%%

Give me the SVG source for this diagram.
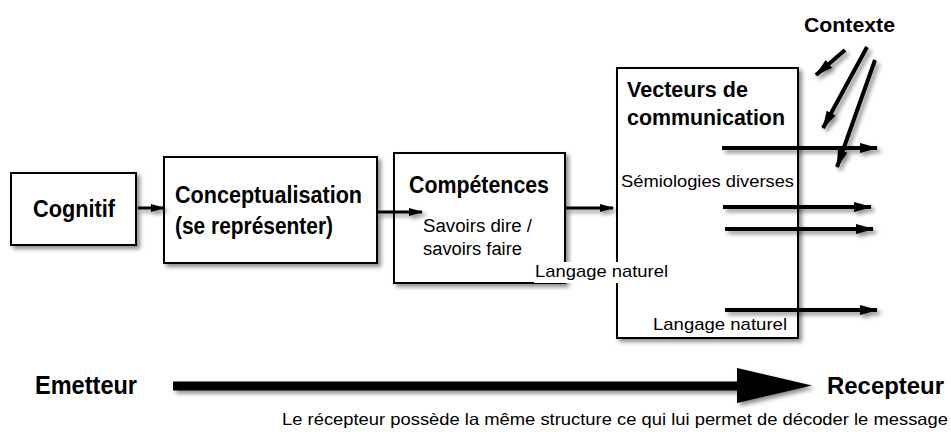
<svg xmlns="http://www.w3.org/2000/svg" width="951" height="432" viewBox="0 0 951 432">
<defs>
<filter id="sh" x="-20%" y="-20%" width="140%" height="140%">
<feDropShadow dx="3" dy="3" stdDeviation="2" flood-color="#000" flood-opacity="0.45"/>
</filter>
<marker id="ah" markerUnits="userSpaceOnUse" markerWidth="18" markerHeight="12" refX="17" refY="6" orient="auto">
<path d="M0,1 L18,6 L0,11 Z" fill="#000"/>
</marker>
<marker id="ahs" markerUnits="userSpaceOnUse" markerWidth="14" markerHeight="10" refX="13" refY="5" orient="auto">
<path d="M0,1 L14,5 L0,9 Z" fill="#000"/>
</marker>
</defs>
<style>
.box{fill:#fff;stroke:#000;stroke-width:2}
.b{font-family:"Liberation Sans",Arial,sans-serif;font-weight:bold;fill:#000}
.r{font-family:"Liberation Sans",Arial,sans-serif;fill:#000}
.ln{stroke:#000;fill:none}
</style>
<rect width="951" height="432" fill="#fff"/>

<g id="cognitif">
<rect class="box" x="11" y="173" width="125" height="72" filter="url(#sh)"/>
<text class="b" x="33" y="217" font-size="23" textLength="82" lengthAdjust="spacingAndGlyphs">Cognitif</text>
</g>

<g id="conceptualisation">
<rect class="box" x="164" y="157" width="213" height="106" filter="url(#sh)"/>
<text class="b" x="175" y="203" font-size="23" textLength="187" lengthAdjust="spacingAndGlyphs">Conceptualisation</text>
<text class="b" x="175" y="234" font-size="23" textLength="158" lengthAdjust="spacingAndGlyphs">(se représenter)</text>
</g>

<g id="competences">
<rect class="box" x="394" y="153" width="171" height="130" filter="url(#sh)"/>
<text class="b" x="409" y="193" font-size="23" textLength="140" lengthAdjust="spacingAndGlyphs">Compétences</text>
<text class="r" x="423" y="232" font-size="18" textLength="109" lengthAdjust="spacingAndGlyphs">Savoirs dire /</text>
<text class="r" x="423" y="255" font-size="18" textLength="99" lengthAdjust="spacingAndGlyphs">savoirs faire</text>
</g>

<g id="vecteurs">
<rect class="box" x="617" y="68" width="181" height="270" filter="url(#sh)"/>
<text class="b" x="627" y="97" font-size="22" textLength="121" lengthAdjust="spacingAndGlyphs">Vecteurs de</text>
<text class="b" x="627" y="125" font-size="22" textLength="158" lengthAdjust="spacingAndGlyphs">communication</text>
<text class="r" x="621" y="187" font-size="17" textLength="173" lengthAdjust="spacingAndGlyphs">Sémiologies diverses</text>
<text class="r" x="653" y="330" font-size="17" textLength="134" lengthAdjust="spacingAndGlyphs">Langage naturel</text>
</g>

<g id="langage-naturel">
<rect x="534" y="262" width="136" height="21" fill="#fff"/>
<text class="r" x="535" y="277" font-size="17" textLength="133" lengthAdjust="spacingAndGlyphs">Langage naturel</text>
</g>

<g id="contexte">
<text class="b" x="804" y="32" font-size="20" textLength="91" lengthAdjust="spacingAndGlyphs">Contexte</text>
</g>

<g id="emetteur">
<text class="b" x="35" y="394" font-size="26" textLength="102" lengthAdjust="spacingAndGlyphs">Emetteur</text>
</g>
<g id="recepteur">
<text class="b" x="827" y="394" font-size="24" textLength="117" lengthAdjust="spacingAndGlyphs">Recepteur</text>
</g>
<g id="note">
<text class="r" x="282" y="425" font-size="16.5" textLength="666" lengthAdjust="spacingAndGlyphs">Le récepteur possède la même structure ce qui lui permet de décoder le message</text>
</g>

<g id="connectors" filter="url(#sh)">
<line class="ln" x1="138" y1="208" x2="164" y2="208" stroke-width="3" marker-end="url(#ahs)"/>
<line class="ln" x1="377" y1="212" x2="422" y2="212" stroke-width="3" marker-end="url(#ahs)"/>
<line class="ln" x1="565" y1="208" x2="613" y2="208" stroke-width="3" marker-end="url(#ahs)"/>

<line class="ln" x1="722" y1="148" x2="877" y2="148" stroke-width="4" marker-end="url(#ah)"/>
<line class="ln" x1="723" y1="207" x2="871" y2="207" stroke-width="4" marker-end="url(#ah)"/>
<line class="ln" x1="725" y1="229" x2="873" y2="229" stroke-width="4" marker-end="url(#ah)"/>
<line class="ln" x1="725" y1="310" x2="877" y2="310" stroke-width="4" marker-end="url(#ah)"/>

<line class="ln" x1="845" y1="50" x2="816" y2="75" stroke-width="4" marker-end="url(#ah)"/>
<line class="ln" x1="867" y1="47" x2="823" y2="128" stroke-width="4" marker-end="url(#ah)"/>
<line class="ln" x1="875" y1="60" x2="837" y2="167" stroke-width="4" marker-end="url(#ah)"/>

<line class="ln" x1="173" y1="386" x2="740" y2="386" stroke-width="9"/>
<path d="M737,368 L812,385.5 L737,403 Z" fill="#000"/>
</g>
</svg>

%%
%%

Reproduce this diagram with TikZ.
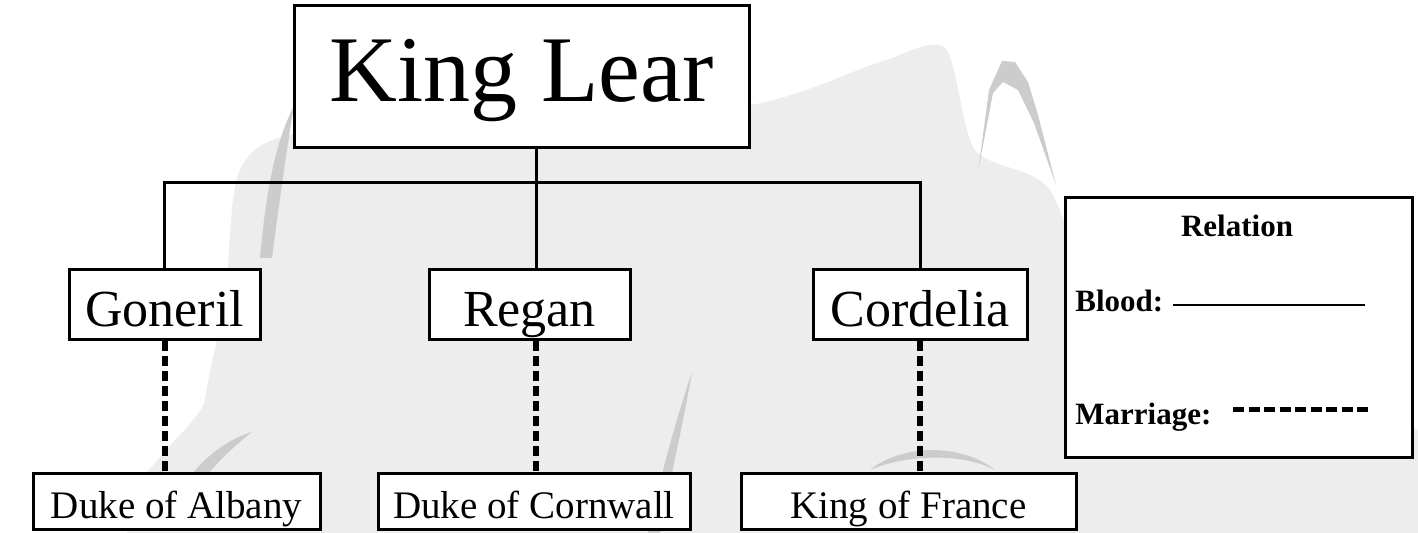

%%

Count every line in the data where the string "diagram" occurs. Give nothing except the number.

SOLUTION FOR THIS PROBLEM: 2